Sunday, May 06, 2007

Of Concern

Friends,

I could really use some prayer over the next few hours, and quite possibly days. At approximately 11am Charleston time I will place an international phone call, the results of which will have a huge impact on my life. At that time I will defend my thesis.

"What? I thought you'd finished that a long time ago." Well, err, not quite. If you know me at all, you've heard of my extreme stage fright. I joke about it but it also transfers over to writing. When there is something important to write, I sit nearly catatonically staring at the computer screen. Or my hands shake. Or I am unable to sit at all, and pace circles around the room. I reorganize research. I get a drink or use the bathroom or find some other way to stall. My chest tightens and my knees bounce. I find it impossible to write more than a phrase or two without hitting the delete key.

In the past few months, that panic has been overridden by another: panic of not finishing at all. The absolute deadline is here. No extensions, no excuses, no do-overs. If the degree is to be finished, everything must be approved and turned in no later than 4pm on Monday.

So over the last few weeks I made changes to my material, altering the initial focus of the paper drastically and not with terribly effective results. Paniced thinking. Fear of taking too many tangents resulted in not enough background or support. Fear of making absolute statements has lead to vague, qualified claims. I have overthought minor details and ignored larger, necessary elements. I misspelled the name of one of my readers on the acknowledgement page. I have likely mispelled my subject's name in at least one or more places in my paper (Spell check can only do so much with "Ngugi wa Thiong'o.") In short, it is hardly the work I would have liked to produced.

Realize that this is not false modesty, this is an honest, realistic evaluation from a person who has seen plenty of the above written by students. Some of them passed but some of them didn't. Those latter students became anecdotes to share with colleagues as we sat and talked about dwindling expectations and lack of determination by students to produce quality work. Even if this does pass, it is one of those works, however unintentionally, that is not up to what teachers and professors like to see from their students.

The paper is in the hands of the readers and the initial rumblings are not sounding too reassuring. There is the possibility of a last minute rewrite to correct some of the still evident surface errors. But the readers might not have a chance to even look at the changes before the defense.

So pray not just for the approval of this paper, but also for my reaction. And for Amanda's. In many ways she has had the harder road here. She has had to sit by, often unaware of what was happening as I put on a brave face and made promises I had no business making about the ineveitable success of this paper. And yet she will be effected as much as I am.
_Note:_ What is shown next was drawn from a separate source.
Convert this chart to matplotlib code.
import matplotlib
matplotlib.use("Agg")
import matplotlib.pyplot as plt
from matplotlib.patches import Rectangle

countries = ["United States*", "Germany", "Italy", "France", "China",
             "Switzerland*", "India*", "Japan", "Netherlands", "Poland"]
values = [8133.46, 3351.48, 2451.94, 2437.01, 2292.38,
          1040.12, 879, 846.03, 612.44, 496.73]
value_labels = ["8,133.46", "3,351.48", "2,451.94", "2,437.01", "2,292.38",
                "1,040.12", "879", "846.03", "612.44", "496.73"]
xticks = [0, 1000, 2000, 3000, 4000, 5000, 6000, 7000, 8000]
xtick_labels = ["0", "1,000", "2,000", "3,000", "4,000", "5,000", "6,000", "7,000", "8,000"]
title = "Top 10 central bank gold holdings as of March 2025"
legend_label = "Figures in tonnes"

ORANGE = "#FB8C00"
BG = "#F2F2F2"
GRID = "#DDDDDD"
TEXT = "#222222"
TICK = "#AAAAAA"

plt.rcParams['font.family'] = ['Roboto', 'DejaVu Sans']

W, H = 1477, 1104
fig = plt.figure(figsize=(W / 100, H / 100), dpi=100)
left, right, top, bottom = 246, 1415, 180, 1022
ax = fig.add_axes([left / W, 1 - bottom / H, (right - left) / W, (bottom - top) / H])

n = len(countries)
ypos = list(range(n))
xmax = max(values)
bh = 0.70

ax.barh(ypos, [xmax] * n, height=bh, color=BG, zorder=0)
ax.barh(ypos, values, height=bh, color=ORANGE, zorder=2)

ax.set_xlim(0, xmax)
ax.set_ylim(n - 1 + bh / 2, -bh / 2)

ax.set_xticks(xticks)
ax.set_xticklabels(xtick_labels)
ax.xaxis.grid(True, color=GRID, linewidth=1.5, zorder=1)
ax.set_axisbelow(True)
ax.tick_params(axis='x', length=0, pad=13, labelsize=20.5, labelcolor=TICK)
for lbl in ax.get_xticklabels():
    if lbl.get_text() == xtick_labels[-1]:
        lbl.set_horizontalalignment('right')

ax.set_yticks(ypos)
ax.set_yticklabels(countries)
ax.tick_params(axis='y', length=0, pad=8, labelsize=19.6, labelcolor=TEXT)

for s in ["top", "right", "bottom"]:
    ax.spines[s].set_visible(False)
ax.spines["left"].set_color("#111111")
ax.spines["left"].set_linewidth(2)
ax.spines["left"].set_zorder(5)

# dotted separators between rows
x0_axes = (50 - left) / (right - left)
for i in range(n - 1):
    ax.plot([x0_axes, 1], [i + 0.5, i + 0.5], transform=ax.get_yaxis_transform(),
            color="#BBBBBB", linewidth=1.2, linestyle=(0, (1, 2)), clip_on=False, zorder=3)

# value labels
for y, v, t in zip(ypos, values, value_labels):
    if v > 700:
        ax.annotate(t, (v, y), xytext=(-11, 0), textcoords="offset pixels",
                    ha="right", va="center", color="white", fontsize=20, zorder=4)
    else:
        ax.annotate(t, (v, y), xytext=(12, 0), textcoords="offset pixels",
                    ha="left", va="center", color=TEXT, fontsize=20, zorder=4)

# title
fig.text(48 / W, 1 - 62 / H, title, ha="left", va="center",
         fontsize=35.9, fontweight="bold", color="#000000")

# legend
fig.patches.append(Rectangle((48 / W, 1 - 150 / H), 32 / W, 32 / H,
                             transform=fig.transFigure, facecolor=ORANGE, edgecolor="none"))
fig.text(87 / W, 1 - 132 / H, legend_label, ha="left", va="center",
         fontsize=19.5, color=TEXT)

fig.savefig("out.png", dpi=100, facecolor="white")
After the defense, I will wait ten minutes before calling back to find out the results from my readers about whether they will accept this paper or not as fulfilling the requirements. If the answer is yes, I will be relying on a terribly generous friend to collect signatures, take the final copies to the bindery and make sure that the last details have been completed. Amanda and I will celebrate and send out emails and try and sleep (it will be Tuesday here by the time the meeting is over).

If the paper is rejected, I'm not sure what my reaction will be. Thankfully, it will be finished with how to get another extension or appeal. I will send out emails. Amanda will try and sleep. I will likely, ironically, sit at a computer screen and write with shakey hands and knotted stomach. I will pace and "organize" my research into the garbage. I will write a phrase or two and delete it before trying a completely different line of thought. And eventually I will sleep.

Keep us in your prayers.

3 comments:

Brent said...

I look forward to learning how the thesis defense turns out, and what lies ahead. You have our prayers today.

Jonathan said...

Brent

So you do live! Amanda and I really would love to catch up with you and the family, maybe have you over for dinner. @ has his own alternative to the airplane ride and he'd have such a blast with your boys!!

No site came up with your profile, otherwise I'd email there. I bet I could get a current email through the school?

Brent said...

E-mail works. Just type in my name (10 letters, starting with B, ending in L) @ my employer dot edu.

If you write, let me know where you are, now and in the future.

Like I wrote in the other post, great work on the thesis defense!